A cúpula deverá aprovar um documento com a meta como recomendação. Evidentemente, é um processo longo, dado que hoje 23 de seus 32 membros gastam mais do que os 2% recomendados.
Os valores são brutais, e o Reino Unido achou uma saída engenhosa para diluir a fatura: 1,5% dos 5% serão referentes a infraestrutura ligada ao setor defensivo, o que pode ser qualquer coisa, como uma estrada.
Apesar de ser a maior preocupação de segurança europeia em décadas, a Guerra da Ucrânia não está sendo elevada ao primeiro plano, e sim o renovado comprometimento europeu com gastos de defesa.
Todas as grandes economias, de resto sede das principais e potencialmente favorecidas empresas bélicas, já anunciaram mais gastos e planos de expansão.
Mesmo a reticente Alemanha, que sempre ficou abaixo da meta da Otan, a alcançou em 2024 e retirou travas constitucionais de dispêndio para liberar compras militares. Para um país com o passado do militarismo prussiano e o nazismo, que sempre levaram a políticas restritivas no setor e a dependência total dos EUA, foi uma mudança cardeal.
A Ucrânia, claro, é incontornável e é citada em falas, mas não tem o protagonismo que teve nas três edições passadas da cúpula da Otan, já sob ataque de Vladimir Putin.

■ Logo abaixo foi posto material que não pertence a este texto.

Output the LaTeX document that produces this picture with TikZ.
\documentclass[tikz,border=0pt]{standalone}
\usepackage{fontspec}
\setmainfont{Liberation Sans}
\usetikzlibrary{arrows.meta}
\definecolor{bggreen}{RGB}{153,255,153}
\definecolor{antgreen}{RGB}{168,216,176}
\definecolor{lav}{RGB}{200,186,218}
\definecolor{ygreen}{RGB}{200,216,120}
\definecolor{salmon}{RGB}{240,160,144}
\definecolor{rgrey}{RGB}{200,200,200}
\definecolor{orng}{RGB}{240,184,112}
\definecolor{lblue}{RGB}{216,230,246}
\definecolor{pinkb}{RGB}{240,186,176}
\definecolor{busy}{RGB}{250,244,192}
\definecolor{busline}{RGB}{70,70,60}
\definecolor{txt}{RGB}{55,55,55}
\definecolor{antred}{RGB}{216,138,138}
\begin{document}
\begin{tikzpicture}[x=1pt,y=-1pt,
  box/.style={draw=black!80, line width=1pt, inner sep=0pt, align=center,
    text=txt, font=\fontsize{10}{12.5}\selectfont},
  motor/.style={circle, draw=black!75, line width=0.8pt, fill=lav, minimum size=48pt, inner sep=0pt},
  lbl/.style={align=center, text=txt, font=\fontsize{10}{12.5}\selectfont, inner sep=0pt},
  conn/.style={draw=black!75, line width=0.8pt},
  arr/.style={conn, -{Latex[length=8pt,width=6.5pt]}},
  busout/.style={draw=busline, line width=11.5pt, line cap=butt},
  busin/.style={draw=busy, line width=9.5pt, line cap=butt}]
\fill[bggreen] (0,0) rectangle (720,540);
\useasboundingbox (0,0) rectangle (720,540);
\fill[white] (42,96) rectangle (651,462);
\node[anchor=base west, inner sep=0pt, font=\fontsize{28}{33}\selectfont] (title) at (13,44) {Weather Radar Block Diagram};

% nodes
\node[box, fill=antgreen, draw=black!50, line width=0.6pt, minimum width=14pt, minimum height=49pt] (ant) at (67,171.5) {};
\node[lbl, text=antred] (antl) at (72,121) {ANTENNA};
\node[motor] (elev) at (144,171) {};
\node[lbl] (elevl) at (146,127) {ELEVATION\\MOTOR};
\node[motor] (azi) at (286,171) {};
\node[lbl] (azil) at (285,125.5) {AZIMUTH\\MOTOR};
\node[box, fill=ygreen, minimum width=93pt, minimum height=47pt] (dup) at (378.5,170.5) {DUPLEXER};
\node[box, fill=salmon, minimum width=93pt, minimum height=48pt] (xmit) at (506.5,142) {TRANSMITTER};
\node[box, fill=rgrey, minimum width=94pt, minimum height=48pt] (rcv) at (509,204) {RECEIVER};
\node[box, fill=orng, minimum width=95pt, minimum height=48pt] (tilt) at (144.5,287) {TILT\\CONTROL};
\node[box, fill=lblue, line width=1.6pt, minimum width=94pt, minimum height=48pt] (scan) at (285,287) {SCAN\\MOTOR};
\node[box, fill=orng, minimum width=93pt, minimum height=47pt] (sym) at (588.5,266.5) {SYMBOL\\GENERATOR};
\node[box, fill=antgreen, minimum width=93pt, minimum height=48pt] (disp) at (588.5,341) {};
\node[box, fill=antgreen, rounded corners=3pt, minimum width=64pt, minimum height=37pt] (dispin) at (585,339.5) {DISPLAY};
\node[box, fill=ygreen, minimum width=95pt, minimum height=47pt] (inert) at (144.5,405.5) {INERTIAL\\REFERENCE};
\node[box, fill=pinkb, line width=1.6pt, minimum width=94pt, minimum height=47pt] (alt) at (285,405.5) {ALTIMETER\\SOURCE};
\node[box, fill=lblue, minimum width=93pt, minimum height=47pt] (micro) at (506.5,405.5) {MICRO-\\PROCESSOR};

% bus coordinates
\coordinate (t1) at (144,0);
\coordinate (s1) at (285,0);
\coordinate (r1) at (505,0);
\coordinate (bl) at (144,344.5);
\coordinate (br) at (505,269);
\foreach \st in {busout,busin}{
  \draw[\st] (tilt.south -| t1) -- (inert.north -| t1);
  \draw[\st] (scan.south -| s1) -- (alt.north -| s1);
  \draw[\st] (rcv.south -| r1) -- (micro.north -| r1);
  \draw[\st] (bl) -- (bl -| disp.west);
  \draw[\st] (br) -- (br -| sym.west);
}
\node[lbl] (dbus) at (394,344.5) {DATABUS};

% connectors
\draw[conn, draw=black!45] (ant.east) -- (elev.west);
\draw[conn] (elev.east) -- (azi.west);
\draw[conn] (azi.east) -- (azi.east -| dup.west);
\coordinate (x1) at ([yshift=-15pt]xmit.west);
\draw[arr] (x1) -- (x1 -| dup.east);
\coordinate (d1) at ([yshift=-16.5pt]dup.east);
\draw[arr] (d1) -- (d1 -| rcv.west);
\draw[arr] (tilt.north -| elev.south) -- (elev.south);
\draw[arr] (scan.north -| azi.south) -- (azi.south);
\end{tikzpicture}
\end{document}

O presidente Volodimir Zelenski foi a Haia e pintou um quadro sombrio, como de costume, basicamente dizendo que seus anfitriões serão os próximos caso Putin vença a guerra. Trump discorda disso, e abriu as portas para uma negociação que por ora só rendeu troca de prisioneiros entre os rivais.
“A Rússia está até planejando novas operações militares em território da Otan, seus países”, disse ele, sem elaborar. Sua fala foi temperada pela notícia de que um raro ataque diurno dos russos no sudoeste da Ucrânia matou 17 pessoas nesta terça.

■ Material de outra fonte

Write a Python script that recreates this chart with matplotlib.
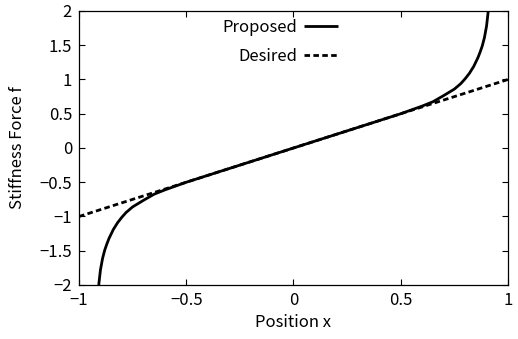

Zelenski deve se encontrar com Putin. É temerário fazer previsões acerca do mercurial presidente americano, mas salvo alguma reviravolta não é esperado que o ucraniano saia de Haia com algo mais do que a boa vontade de Trump, que notoriamente não gosta dele.

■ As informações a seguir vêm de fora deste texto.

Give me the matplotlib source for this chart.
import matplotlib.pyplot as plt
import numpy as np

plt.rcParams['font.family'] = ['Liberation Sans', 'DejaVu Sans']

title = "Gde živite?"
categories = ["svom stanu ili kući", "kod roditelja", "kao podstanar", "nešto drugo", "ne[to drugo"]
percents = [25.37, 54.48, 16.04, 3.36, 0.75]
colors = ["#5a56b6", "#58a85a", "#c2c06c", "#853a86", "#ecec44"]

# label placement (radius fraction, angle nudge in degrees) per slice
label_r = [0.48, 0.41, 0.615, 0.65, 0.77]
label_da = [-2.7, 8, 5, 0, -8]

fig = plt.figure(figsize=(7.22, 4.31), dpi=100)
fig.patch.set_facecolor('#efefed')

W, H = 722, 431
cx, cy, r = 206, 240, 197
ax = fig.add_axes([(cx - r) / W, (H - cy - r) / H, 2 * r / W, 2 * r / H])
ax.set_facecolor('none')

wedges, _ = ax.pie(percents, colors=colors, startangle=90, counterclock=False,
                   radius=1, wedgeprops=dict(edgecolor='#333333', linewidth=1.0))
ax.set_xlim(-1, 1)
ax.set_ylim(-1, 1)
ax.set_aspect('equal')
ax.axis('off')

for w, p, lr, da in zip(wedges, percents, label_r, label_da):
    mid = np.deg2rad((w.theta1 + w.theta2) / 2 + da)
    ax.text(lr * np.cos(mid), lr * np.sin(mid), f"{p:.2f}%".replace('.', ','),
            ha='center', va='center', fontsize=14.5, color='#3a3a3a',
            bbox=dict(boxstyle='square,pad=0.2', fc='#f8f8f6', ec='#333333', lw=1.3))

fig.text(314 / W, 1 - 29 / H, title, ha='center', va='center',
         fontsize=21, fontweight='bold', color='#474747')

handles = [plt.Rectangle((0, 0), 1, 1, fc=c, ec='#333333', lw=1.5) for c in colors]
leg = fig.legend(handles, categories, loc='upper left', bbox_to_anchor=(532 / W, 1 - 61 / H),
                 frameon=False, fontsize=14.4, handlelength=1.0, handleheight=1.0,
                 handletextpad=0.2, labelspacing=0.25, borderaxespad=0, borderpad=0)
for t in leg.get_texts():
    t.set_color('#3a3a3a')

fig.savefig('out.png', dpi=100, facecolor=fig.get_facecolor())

Promessa de dinheiro, haverá. Os países europeus do bloco querem anunciar US$ 35 bilhões em ajuda militar futura a Kiev, mas o que todos querem saber é se os EUA irão manter seu apoio ou não.
Como a Folha mostrou, no geral a resposta é não, e isso se estende à Otan. Os planos atuais da aliança já tratam alguma guerra com a Rússia como uma realidade até 2030.
Em Moscou, o Kemlin disse que a aliança abraçou a militarização aberta e usa a demonização da Rússia como desculpa para gastar o dinheiro em armas. Segundo o porta-voz Dmitri Peskov, é um “esforço em vão”, até porque não interessa a Putin atacar a Otan.
Ele não cita o fato de que a Rússia elevou seu gasto militar a 7% do PIB e hoje despende, em termos de paridade de poder de compra, mais dinheiro do que todos os sócios europeus da Otan. Rutte exemplificou isso, dizendo que é “inaceitável que a produção militar russa seja maior do que toda a nossa”.